Whichever parent picked me up for one of the two exeat weekends in a thirteen-week term, there would be a roll from Banham’s Progress Bakery, ready to eat on the way. My mother never failed me. From the white paper bag, through the thinnish crust around a doughy ball of puffed white bread, would come a residual waft of yeasty fumes. It was a yearning scent of hunger, one we breathed in on dog walks across the village recreation ground when baking was in progress. The butter – Anchor butter – would have melted a little when spread and was setting again to a salty ganache. Strands of thick orange pith, cocooned in a dark, syrupy magic were lying at the epicentre, mostly softened but crunchy in places with a crystalised frost. Homemade Little Downham marmalade was unique, almost savoury, and the combination giddying. My roll was an edible version of Steve McQueen’s motorcycle jump in The Great Escape. Full of hope and possibility, I was biting into freedom, as we threaded our way around Twyford, past Reading, through Marlow and the down-and-up valley of High Wycombe.

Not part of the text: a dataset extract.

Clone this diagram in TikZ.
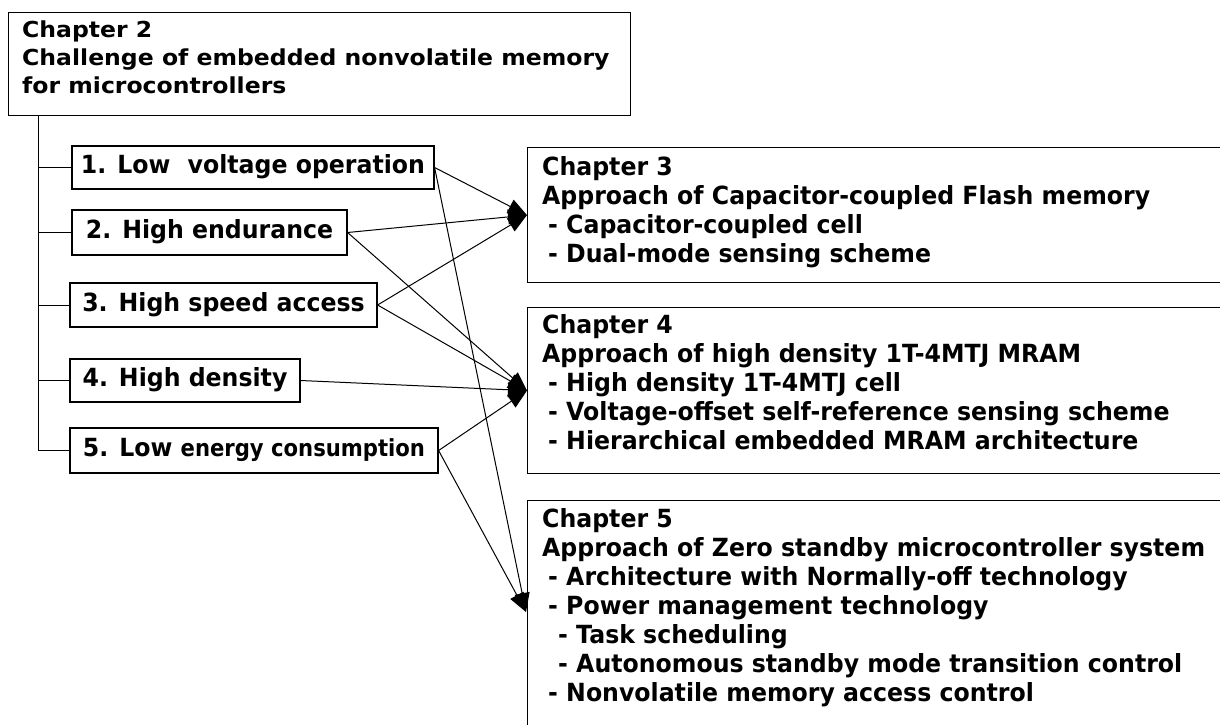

There have been similar echoes of food as liberation throughout my life, but the loudest appeared in a book. Impressionable and with a ravenous imagination, I devoured the Narnia stories, not as religious instruction, but as magical adventures that resolve to deeply satisfactory endings. Baddies are vanquished. Priggish children have the stuffing knocked out of them and become likeable. Animals talk. Between the age of seven and ten, I read and re-read them several times, usually when ill. I recently finished Katherine Langrish’s wonderful ‘From Spare Oom to War Drobe’. Published in 2021, it is a companionable critique of the chronicles, instructively honest and full of illumination. She wanders her reader through the seven books, simultaneously as informed scholar and her nine-year old self. Her adult eyes nail the inconsistencies, maddening omissions, religious didacticism and the colonialist tropes of Lewis’ world view. The nine-year old in her never loses a love for the stories nor, ultimately, their creator.

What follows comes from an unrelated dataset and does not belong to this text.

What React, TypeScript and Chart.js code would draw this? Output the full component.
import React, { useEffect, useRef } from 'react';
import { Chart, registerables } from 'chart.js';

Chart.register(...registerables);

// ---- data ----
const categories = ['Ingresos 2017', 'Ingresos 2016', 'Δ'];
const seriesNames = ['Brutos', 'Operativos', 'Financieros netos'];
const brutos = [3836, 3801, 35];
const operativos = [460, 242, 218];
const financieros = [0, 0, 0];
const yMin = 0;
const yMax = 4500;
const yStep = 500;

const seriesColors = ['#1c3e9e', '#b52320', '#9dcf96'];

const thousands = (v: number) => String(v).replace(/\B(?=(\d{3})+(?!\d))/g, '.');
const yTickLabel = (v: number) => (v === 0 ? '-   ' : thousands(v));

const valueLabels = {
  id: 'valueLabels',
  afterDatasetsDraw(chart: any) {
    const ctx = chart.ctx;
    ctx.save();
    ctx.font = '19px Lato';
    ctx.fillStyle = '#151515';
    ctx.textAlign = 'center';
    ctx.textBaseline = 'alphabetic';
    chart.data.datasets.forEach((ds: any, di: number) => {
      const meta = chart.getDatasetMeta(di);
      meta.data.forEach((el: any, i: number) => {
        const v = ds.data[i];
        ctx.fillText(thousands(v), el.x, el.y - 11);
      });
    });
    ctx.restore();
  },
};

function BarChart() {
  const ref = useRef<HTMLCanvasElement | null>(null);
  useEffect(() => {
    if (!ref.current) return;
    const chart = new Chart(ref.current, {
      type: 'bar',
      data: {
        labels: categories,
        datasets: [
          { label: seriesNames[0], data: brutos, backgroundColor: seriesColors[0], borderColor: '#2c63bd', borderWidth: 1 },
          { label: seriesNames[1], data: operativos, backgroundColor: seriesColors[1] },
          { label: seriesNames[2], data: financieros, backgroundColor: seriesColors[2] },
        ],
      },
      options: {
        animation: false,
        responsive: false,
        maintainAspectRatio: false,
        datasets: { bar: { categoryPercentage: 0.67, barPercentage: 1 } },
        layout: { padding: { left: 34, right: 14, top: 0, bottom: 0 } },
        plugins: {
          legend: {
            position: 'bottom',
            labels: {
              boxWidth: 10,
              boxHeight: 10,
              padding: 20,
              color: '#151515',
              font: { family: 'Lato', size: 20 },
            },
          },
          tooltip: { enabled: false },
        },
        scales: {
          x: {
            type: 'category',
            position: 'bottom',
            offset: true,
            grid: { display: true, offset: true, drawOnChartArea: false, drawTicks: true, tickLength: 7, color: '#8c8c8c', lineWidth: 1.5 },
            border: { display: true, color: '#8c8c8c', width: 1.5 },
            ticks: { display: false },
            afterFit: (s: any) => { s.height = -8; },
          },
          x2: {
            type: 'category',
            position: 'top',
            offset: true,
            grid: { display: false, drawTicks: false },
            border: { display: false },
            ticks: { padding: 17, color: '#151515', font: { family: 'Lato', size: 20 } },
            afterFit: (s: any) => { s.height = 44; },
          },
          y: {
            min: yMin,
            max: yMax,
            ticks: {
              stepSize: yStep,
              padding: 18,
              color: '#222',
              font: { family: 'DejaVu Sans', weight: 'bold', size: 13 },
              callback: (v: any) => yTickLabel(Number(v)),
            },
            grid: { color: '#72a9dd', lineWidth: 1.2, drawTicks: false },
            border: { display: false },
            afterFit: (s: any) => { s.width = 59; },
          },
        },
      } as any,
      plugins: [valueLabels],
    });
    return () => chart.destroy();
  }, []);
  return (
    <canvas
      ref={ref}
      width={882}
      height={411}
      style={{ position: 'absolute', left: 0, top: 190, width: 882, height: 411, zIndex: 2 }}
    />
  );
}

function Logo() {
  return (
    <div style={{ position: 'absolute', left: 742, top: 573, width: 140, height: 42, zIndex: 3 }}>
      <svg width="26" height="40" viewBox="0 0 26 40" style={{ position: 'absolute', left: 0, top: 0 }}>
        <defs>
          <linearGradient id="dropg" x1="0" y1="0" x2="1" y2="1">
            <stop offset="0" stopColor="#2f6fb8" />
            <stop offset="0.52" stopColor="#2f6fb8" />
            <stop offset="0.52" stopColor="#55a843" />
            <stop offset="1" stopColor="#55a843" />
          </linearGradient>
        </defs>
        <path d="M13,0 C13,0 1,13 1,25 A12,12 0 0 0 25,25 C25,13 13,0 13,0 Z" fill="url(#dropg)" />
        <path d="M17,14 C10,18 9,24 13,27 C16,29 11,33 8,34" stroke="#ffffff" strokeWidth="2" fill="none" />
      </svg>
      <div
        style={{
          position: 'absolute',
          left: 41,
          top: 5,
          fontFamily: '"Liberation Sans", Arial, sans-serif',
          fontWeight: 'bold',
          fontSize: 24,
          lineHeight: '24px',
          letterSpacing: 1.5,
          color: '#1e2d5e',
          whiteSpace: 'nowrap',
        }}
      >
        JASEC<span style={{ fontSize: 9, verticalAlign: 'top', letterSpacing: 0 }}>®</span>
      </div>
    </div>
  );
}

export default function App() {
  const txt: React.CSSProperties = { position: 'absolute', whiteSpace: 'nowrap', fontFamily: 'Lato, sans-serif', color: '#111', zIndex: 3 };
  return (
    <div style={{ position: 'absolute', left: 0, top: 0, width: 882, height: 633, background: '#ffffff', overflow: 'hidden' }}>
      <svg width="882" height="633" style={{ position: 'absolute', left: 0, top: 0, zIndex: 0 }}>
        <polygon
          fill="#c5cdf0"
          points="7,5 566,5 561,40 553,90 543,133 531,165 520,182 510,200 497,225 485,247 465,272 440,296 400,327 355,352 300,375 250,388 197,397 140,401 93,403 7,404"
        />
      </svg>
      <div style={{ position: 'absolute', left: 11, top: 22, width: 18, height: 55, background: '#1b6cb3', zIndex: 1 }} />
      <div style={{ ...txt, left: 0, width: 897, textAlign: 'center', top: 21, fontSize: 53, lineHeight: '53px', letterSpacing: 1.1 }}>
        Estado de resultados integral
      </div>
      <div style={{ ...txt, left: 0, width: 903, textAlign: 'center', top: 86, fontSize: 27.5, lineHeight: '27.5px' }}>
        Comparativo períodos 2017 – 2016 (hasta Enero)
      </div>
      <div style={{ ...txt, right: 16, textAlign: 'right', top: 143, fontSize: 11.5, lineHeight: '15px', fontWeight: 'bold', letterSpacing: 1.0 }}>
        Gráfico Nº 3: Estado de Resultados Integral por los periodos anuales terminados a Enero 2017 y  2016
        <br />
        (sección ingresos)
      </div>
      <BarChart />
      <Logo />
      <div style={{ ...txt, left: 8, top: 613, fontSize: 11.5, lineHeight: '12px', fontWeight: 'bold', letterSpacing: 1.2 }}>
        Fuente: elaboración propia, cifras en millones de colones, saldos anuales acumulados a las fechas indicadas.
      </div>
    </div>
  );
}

She doesn’t mention my favourite passage of all in the whole saga but perhaps it doesn’t merit literary attention. In The Horse and His Boy, chronologically the third book in the series, a blue-eyed youth called Shasta escapes the slavery of his cruel fisherman ‘father’, a dark skinned tyrant who looks nothing like him. Long story short, the boy runs away on a talking horse, meets a similarly dark skinned near-Princess, also running away – from an arranged marriage – on a talking mare, and travels across an exotic, Arabian Nights land, through near calamitous adventures and an exhausting desert trek to Archenland and Narnia. (Narnia, in my imagination, looked conveniently like Gloucestershire, a place my mother would drive us as children to picnic in the Cotswold village where she grew up.) Shasta turns out to be a Narnian baby lost at birth. All is neatly resolved.
Having made it through all the complications, slipping ahead of an invading army giving chase, Shasta finds himself alone, in thick fog, atop a mute horse. He is separated from everything and everyone he knows. He is exhausted, feels a failure, and is close to despair. In a timeless interlude, he has a terrified conversation with something or somebody unseen, next to him in the mist. Without him knowing, he’s being guided by the lion of the piece, Aslan, who talks to him like a stern vicar handing out school prizes.
The fog lifts. The lion has disappeared. He stumbles away from his horse and into Narnia for the first time. Fainting with hunger, he is met and scooped up by some friendly animals and a household of dwarves. Thanks to Shasta’s faint and weary tip-off, a centaur rushes away to warn the Narnian Court about the invading Calormenes (a caricature composite of North African, Arabian and South Asian cultures). The dwarves take charge and cook Shasta breakfast. Endless cups of tea, a feast of bacon, eggs and mushrooms, proper dairy butter slavishly spread over slice after slice of toast, the meal is served with incredible energy and lush description, to a boy who has never seen anything like it before in his life. The cups and plates are small, but never empty. Shasta practically overdoses on the most perfect, greasy spoon fry-up you could imagine. He then falls asleep at the table, snoring his head off.
I’m not sure I have ever encountered a better description of breakfast. Certainly not before and hardly since. There remains a sense of welcome, of relief, of arrival in the simple prose of the episode.
Back in the real world, aged eight or nine, the soft white roll with home-made marmalade did pretty much the same job. My edible passport, it transported me to happiness. With each bite and an increasingly light heart, I knew I was being driven towards a promise of freedom that would not be broken for two whole days.